Vertical restraints, ctd.

Earlier this week I summarized a portion of Gaynor and Town’s Handbook chapter on vertical restraints. If you’re already lost, go read that post. What follows is a bit more from the chapter.

Section 7.1.2 is a model of hospital-insurer vertical integration and its effect on hospital prices. I’ll spare you the math. The bottom line is:

A vertically integrated insurer pays its hospital marginal cost, which implies that under a disagreement with another hospital it will have lower disagreement expenditures. To summarize, in this framework, vertical integration leads the vertically integrated hospital to negotiate higher prices with other payers and the vertically integrated insurer to negotiate lower prices with the other hospitals in the market.

“Disagreement expenditures” are the costs of failing to negotiate an exchange. Basically, an integrated insurer — one that pays the hospital with which it is integrated marginal costs — can walk away from a negotiation with one of the hospitals with which it is not integrated at lower expense than it could if it were not integrated with any hospital. That’s just another way of saying marginal costs are the lowest costs an insurer can pay.

Hospital-insurer vertical integration has not been terribly common (Burns and Pauly, 2002). The growth of the phenomenon in the 1990s

coincided with the growth of managed care, and in particular with the perceived growth in managed care organizations’ negotiating power with hospitals. Nonetheless, there are reports that vertical integration and exclusive deals are on the increase in health care, in part because of elements of the health reform law in the US.

Vertical restraints need not entail integration. It also includes

exclusive dealing between physician practices and hospitals (usually for a specialized service, e.g. radiology, anesthesiology, or pathology), and mostfavored- nations clauses between insurers and providers, which require the provider to give the insurer a rate as low as it gives to any buyer (see Gaynor and Haas-Wilson, 1998; Haas-Wilson, 2003, for reviews of vertical issues in health care).

In spite of the interest in this topic, there is relatively little evidence on the effects of vertical restraints in health care.

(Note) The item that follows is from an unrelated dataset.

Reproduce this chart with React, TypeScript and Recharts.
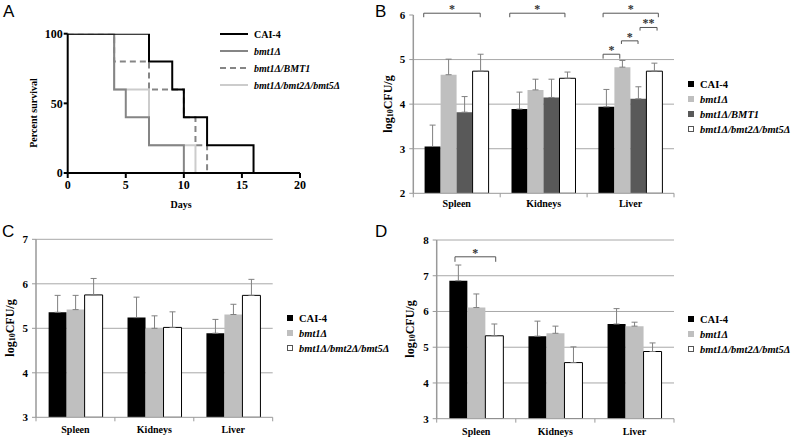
import React from 'react';
import {
  LineChart, Line, BarChart, Bar, XAxis, YAxis, CartesianGrid, ErrorBar,
  ReferenceLine, Legend,
} from 'recharts';

const SERIF = '"Liberation Serif", "Times New Roman", Times, serif';
const SANS = '"Liberation Sans", Arial, Helvetica, sans-serif';

// ---------------- Panel A: survival ----------------
const daysCAI4 = [0, 7, 9, 10, 12, 16];
const survCAI4 = [100, 80, 60, 40, 20, 0];
const daysBmt1 = [0, 4, 5, 7, 10];
const survBmt1 = [100, 60, 40, 20, 0];
const daysBmt1BMT1 = [0, 4, 7, 10, 11, 12];
const survBmt1BMT1 = [100, 80, 60, 40, 20, 0];
const daysTriple = [0, 4, 7, 11];
const survTriple = [100, 60, 20, 0];
const dayTicks = [0, 5, 10, 15, 20];
const survivalTicks = [0, 50, 100];

// ---------------- Organ panels ----------------
const organs = ['Spleen', 'Kidneys', 'Liver'];

// Panel B
const bCAI4 = [3.05, 3.89, 3.94];
const bCAI4Err = [0.48, 0.38, 0.39];
const bBmt1 = [4.66, 4.32, 4.83];
const bBmt1Err = [0.35, 0.24, 0.15];
const bBmt1BMT1 = [3.82, 4.15, 4.12];
const bBmt1BMT1Err = [0.35, 0.41, 0.27];
const bTriple = [4.74, 4.58, 4.74];
const bTripleErr = [0.38, 0.14, 0.18];
const bTicks = [2, 3, 4, 5, 6];
const bGrid = [3, 4, 5];

// Panel C
const cCAI4 = [5.36, 5.24, 4.89];
const cCAI4Err = [0.38, 0.46, 0.31];
const cBmt1 = [5.42, 5.0, 5.31];
const cBmt1Err = [0.32, 0.28, 0.23];
const cTriple = [5.75, 5.02, 5.74];
const cTripleErr = [0.37, 0.35, 0.36];
const cTicks = [3, 4, 5, 6, 7];
const cGrid = [4, 5, 6, 7];

// Panel D
const dCAI4 = [6.86, 5.31, 5.65];
const dCAI4Err = [0.44, 0.42, 0.43];
const dBmt1 = [6.11, 5.39, 5.59];
const dBmt1Err = [0.38, 0.2, 0.11];
const dTriple = [5.32, 4.57, 4.88];
const dTripleErr = [0.33, 0.44, 0.24];
const dTicks = [3, 4, 5, 6, 7, 8];
const dGrid = [4, 5, 6, 7, 8];

// significance brackets (x in category units 0..3, y in data units)
const bBrackets = [
  { x1: 0.12, x2: 0.77, y: 6.04, drop: 5.95, text: '*' },
  { x1: 1.11, x2: 1.745, y: 6.04, drop: 5.95, text: '*' },
  { x1: 2.184, x2: 2.82, y: 6.04, drop: 5.95, text: '*' },
  { x1: 2.609, x2: 2.805, y: 5.72, drop: 5.65, text: '**' },
  { x1: 2.395, x2: 2.586, y: 5.42, drop: 5.35, text: '*' },
  { x1: 2.184, x2: 2.376, y: 5.12, drop: 5.02, text: '*' },
];
const dBrackets = [{ x1: 0.231, x2: 0.746, y: 7.53, drop: 7.39, text: '*' }];
const categoryEdges = [0, 1, 2, 3];

type SeriesKey = 'cai4' | 'bmt1' | 'bmt1BMT1' | 'triple';
const SERIES: Record<SeriesKey, { name: string; fill: string; stroke: string; italic: boolean }> = {
  cai4: { name: 'CAI-4', fill: '#000000', stroke: 'none', italic: false },
  bmt1: { name: 'bmt1Δ', fill: '#bfbfbf', stroke: 'none', italic: true },
  bmt1BMT1: { name: 'bmt1Δ/BMT1', fill: '#595959', stroke: 'none', italic: true },
  triple: { name: 'bmt1Δ/bmt2Δ/bmt5Δ', fill: '#ffffff', stroke: '#000000', italic: true },
};

const buildRows = (series: Partial<Record<SeriesKey, [number[], number[]]>>) =>
  organs.map((organ, i) => {
    const row: any = { organ, idx: i };
    (Object.keys(series) as SeriesKey[]).forEach((k) => {
      const pair = series[k]!;
      row[k] = pair[0][i];
      row[k + 'Err'] = [0, pair[1][i]];
    });
    return row;
  });

const bRows = buildRows({
  cai4: [bCAI4, bCAI4Err], bmt1: [bBmt1, bBmt1Err],
  bmt1BMT1: [bBmt1BMT1, bBmt1BMT1Err], triple: [bTriple, bTripleErr],
});
const cRows = buildRows({ cai4: [cCAI4, cCAI4Err], bmt1: [cBmt1, cBmt1Err], triple: [cTriple, cTripleErr] });
const dRows = buildRows({ cai4: [dCAI4, dCAI4Err], bmt1: [dBmt1, dBmt1Err], triple: [dTriple, dTripleErr] });

const toPts = (xs: number[], ys: number[]) => xs.map((x, i) => ({ day: x, pct: ys[i] }));

const tickStyle = (size: number) => ({ fill: '#000', fontSize: size, fontWeight: 'bold', fontFamily: SERIF });

const Log10Title = ({ x, y }: { x: number; y: number }) => (
  <text x={0} y={0} transform={`translate(${x},${y}) rotate(-90)`} textAnchor="middle"
    dominantBaseline="central" fontFamily={SERIF} fontWeight="bold" fontSize={12} fill="#000">
    log<tspan fontSize={8} dy={2}>10</tspan><tspan dy={-2}>CFU/g</tspan>
  </text>
);

const nameText = (name: string, italic: boolean, size: number) => (
  <span style={{ fontFamily: SERIF, fontWeight: 'bold', fontStyle: italic ? 'italic' : 'normal', fontSize: size, color: '#000', whiteSpace: 'nowrap' }}>{name}</span>
);

const BoxLegend = ({ keys, rowH }: { keys: SeriesKey[]; rowH: number }) => (
  <div>
    {keys.map((k) => (
      <div key={k} style={{ height: rowH, display: 'flex', alignItems: 'center' }}>
        <span style={{ display: 'inline-block', width: 6, height: 6, boxSizing: 'border-box', background: SERIES[k].fill, border: k === 'triple' ? '1px solid #555' : 'none', marginRight: 6 }} />
        {nameText(SERIES[k].name, SERIES[k].italic, 10.5)}
      </div>
    ))}
  </div>
);

const lineSeries = [
  { key: 'cai4' as SeriesKey, stroke: '#000000', dash: undefined as string | undefined },
  { key: 'bmt1' as SeriesKey, stroke: '#858585', dash: undefined },
  { key: 'bmt1BMT1' as SeriesKey, stroke: '#858585', dash: '6 4' },
  { key: 'triple' as SeriesKey, stroke: '#cccccc', dash: undefined },
];

const LineLegend = () => (
  <div>
    {lineSeries.map((s) => (
      <div key={s.key} style={{ height: 17, display: 'flex', alignItems: 'center' }}>
        <svg width={28} height={4} style={{ marginRight: 6 }}>
          <line x1={0} y1={2} x2={28} y2={2} stroke={s.stroke} strokeWidth={2} strokeDasharray={s.dash} />
        </svg>
        {nameText(SERIES[s.key].name, SERIES[s.key].italic, 10)}
      </div>
    ))}
  </div>
);

const SurvivalChart = () => (
  <LineChart width={380} height={220} margin={{ top: 33.7, right: 80, bottom: 17, left: 20 }}>
    <XAxis type="number" dataKey="day" domain={[0, 20]} ticks={dayTicks} allowDataOverflow
      axisLine={{ stroke: '#000', strokeWidth: 2 }} tickLine={{ stroke: '#000', strokeWidth: 2 }}
      tickSize={5} tickMargin={2} tick={tickStyle(12)} height={30}
      label={() => <text x={181} y={208} textAnchor="middle" fontFamily={SERIF} fontWeight="bold" fontSize={10} fill="#000">Days</text>} />
    <YAxis type="number" domain={[0, 100]} ticks={survivalTicks} width={47.7} allowDataOverflow
      axisLine={{ stroke: '#000', strokeWidth: 2 }} tickLine={{ stroke: '#000', strokeWidth: 2 }}
      tickSize={4} tickMargin={1} tick={tickStyle(12)}
      label={() => <text x={0} y={0} transform="translate(33,113) rotate(-90)" textAnchor="middle" dominantBaseline="central" fontFamily={SERIF} fontWeight="bold" fontSize={10} fill="#000">Percent survival</text>} />
    <Line data={toPts(daysTriple, survTriple)} dataKey="pct" name={SERIES.triple.name} type="stepAfter" stroke="#cccccc" strokeWidth={2} dot={false} isAnimationActive={false} />
    <Line data={toPts(daysBmt1BMT1, survBmt1BMT1)} dataKey="pct" name={SERIES.bmt1BMT1.name} type="stepAfter" stroke="#858585" strokeDasharray="6 4" strokeWidth={2} dot={false} isAnimationActive={false} />
    <Line data={toPts(daysBmt1, survBmt1)} dataKey="pct" name={SERIES.bmt1.name} type="stepAfter" stroke="#858585" strokeWidth={2} dot={false} isAnimationActive={false} />
    <Line data={toPts(daysCAI4, survCAI4)} dataKey="pct" name={SERIES.cai4.name} type="stepAfter" stroke="#000000" strokeWidth={2} dot={false} isAnimationActive={false} />
    <Legend layout="vertical" align="center" verticalAlign="middle" content={() => <LineLegend />}
      wrapperStyle={{ left: 220, top: 25.5, width: 160, height: 70 }} />
  </LineChart>
);

type Bracket = { x1: number; x2: number; y: number; drop: number; text: string };

type OrganProps = {
  rows: any[]; keys: SeriesKey[]; domain: [number, number]; ticks: number[]; grid: number[];
  brackets: Bracket[]; width: number; height: number;
  margin: { top: number; right: number; bottom: number; left: number };
  yWidth: number; xHeight: number; gap: string; tickDrop: number;
  legendLeft: number; legendTop: number; titleX: number; titleY: number; catMargin: number;
};

const OrganChart = (p: OrganProps) => {
  const els: React.ReactNode[] = [];
  p.brackets.forEach((b, k) => {
    els.push(
      <ReferenceLine key={`h${k}`} xAxisId="n" ifOverflow="visible" stroke="#555" strokeWidth={1}
        segment={[{ x: b.x1, y: b.y }, { x: b.x2, y: b.y }]}
        label={{ value: b.text, position: 'top', offset: 0, fill: '#333', fontSize: 12, fontWeight: 'bold', fontFamily: SERIF }} />,
      <ReferenceLine key={`l${k}`} xAxisId="n" ifOverflow="visible" stroke="#555" strokeWidth={1}
        segment={[{ x: b.x1, y: b.y }, { x: b.x1, y: b.drop }]} />,
      <ReferenceLine key={`r${k}`} xAxisId="n" ifOverflow="visible" stroke="#555" strokeWidth={1}
        segment={[{ x: b.x2, y: b.y }, { x: b.x2, y: b.drop }]} />,
    );
  });
  categoryEdges.forEach((v) => {
    els.push(
      <ReferenceLine key={`t${v}`} xAxisId="n" ifOverflow="visible" stroke="#999" strokeWidth={1}
        segment={[{ x: v, y: p.domain[0] }, { x: v, y: p.domain[0] - p.tickDrop }]} />,
    );
  });
  return (
    <BarChart width={p.width} height={p.height} data={p.rows} margin={p.margin}
      barCategoryGap={p.gap} barGap={0}>
      <CartesianGrid vertical={false} horizontalValues={p.grid} stroke="#a8a8a8" strokeWidth={1} />
      <XAxis dataKey="organ" height={p.xHeight} axisLine={{ stroke: '#999', strokeWidth: 1 }} tickLine={false}
        tickSize={6} tickMargin={p.catMargin} tick={tickStyle(10)} interval={0} />
      <XAxis xAxisId="n" dataKey="idx" type="number" scale="linear" domain={[0, 3]} hide allowDataOverflow />
      <YAxis domain={p.domain} ticks={p.ticks} width={p.yWidth} allowDataOverflow
        axisLine={{ stroke: '#999', strokeWidth: 1.5 }} tickLine={{ stroke: '#999' }} tickSize={4} tickMargin={4}
        tick={tickStyle(11)} label={() => <Log10Title x={p.titleX} y={p.titleY} />} />
      {p.keys.map((k) => (
        <Bar key={k} dataKey={k} name={SERIES[k].name} fill={SERIES[k].fill}
          stroke={SERIES[k].stroke} strokeWidth={k === 'triple' ? 1 : 0} isAnimationActive={false}>
          <ErrorBar dataKey={k + 'Err'} width={3} stroke="#808080" strokeWidth={1} direction="y" />
        </Bar>
      ))}
      {els}
      <Legend layout="vertical" align="center" verticalAlign="middle"
        content={() => <BoxLegend keys={p.keys} rowH={15} />}
        wrapperStyle={{ left: p.legendLeft, top: p.legendTop, width: 110, height: 'auto' }} />
    </BarChart>
  );
};

const letter = (t: string, left: number, top: number) => (
  <div style={{ position: 'absolute', left, top, fontFamily: SANS, fontSize: 17, lineHeight: 1, color: '#000' }}>{t}</div>
);

export default function App() {
  return (
    <div style={{ position: 'absolute', left: 0, top: 0, width: 792, height: 437, background: '#fff', overflow: 'hidden' }}>
      <div style={{ position: 'absolute', left: 0, top: 0 }}>
        <SurvivalChart />
      </div>
      <div style={{ position: 'absolute', left: 380, top: 0 }}>
        <OrganChart rows={bRows} keys={['cai4', 'bmt1', 'bmt1BMT1', 'triple']} domain={[2, 6]} ticks={bTicks}
          grid={bGrid} brackets={bBrackets} width={412} height={220}
          margin={{ top: 15, right: 118, bottom: 6.7, left: 10 }} yWidth={23.3} xHeight={20} gap="13%" tickDrop={0.09}
          legendLeft={308} legendTop={76.5} titleX={8} titleY={104} catMargin={1} />
      </div>
      <div style={{ position: 'absolute', left: 0, top: 220 }}>
        <OrganChart rows={cRows} keys={['cai4', 'bmt1', 'triple']} domain={[3, 7]} ticks={cTicks}
          grid={cGrid} brackets={[]} width={400} height={217}
          margin={{ top: 19.3, right: 127.3, bottom: 1.7, left: 10 }} yWidth={26} xHeight={18} gap="16%" tickDrop={0.09}
          legendLeft={287} legendTop={90.5} titleX={10} titleY={108} catMargin={3} />
      </div>
      <div style={{ position: 'absolute', left: 400, top: 220 }}>
        <OrganChart rows={dRows} keys={['cai4', 'bmt1', 'triple']} domain={[3, 8]} ticks={dTicks}
          grid={dGrid} brackets={dBrackets} width={392} height={217}
          margin={{ top: 20, right: 118, bottom: 1.3, left: 10 }} yWidth={26.7} xHeight={17} gap="16%" tickDrop={0.11}
          legendLeft={288} legendTop={91.5} titleX={10} titleY={109} catMargin={3} />
      </div>
      {letter('A', 3, 3)}
      {letter('B', 375, 3)}
      {letter('C', 2, 223)}
      {letter('D', 375, 223)}
    </div>
  );
}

The evidence comes from reduced-form studies.

The remainder of the section focuses on hospital-physician relationships, which, at the moment, is not my key interest. (Provider-insurer integration is.) It seems there has been no recent empirical work on provider-insurer vertical restraints.

References

Burns, L. R. and Pauly, M. V. (2002). Integrated delivery networks: A detour on the road to integrated health care? Health Affairs, 21(4), 128-143.

Gaynor, M. and Haas-Wilson, D. (1998). Vertical relations in health care markets. In M. A. Morrisey (Ed.), Managed care and changing health care markets (pp. 140 163). Washington, DC: AEI Press, chapter 7.

Haas-Wilson, D. (2003). Managed care and monopoly power: The antitrust challenge. Cambridge, MA: Harvard University Press.